Anna Hill/Nebulaedecay.com
Anna Hill/Nebulaedecay.com
Elise Solé, Shine Staff

Who needs makeup when you can airbrush your photos?

That's the question photography major Anna Hill, 24, a senior at East Carolina University, is sending with her new photo series, Beauty is Only Pixel Deep, self-portraits that mock the beauty industry's overuse of airbrushing. "I taught myself Photoshop when I was 14 and ever since, my eye is trained to see exactly where models have been altered," Hill tells Yahoo Shine.

Hill, who created the work as part of a class project, uploaded the series to Reddit on Monday night and says the response has been overwhelming. "I think people like to be reminded that the beautiful models we're surrounded by daily, aren't actually as real as they seem - without extensive makeup and editing, many don't look that much better than the rest of us," says Hill.

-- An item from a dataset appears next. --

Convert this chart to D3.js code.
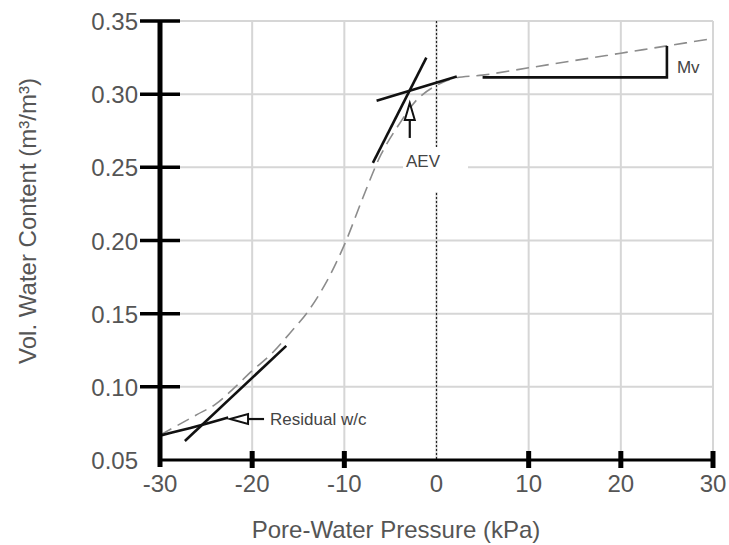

"I was researching beauty advertisements from the 1950s and noticed how many placed emphasis on maintaining a perfect marriage," says Hill. "If you didn't look perfect and wear perfume and high heels, your husband would leave you. I wanted to re-imagine how Photoshop would be advertised in that era."

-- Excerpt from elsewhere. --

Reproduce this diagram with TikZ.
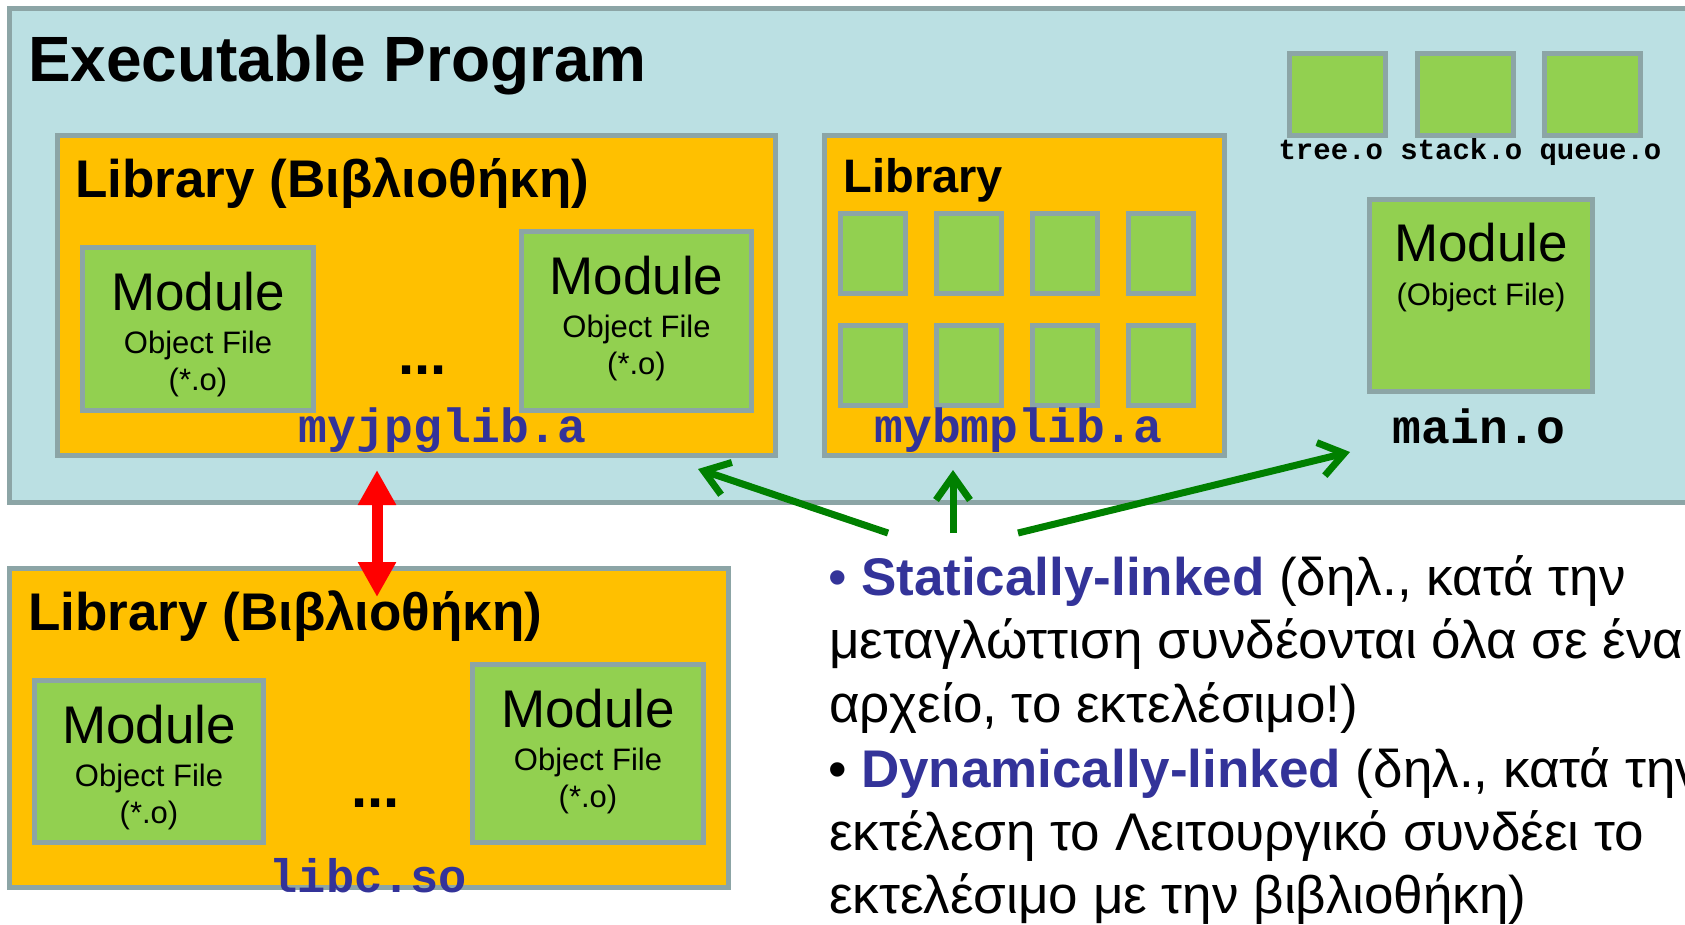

"Mascara ads always promise women lashes that are 50 percent longer, but because most companies don't actually use their product in their own advertising; they digitally enhance the models' eyelashes," says Hill. "I wanted to apply that idea to a limb-lengthening serum that promised 50 percent longer legs."

"In beauty advertisements, skin is unbelievably perfect with no pores," says Hill. "I purposely made my skin flawless to point out how unrealistic this look is."

"I digitally altered one side of my face and left the other side untouched, so the viewer can really understand the difference between ads and real life," says Hill. "Here, airbrushing can be used to replace one hundred makeup products or even plastic surgery."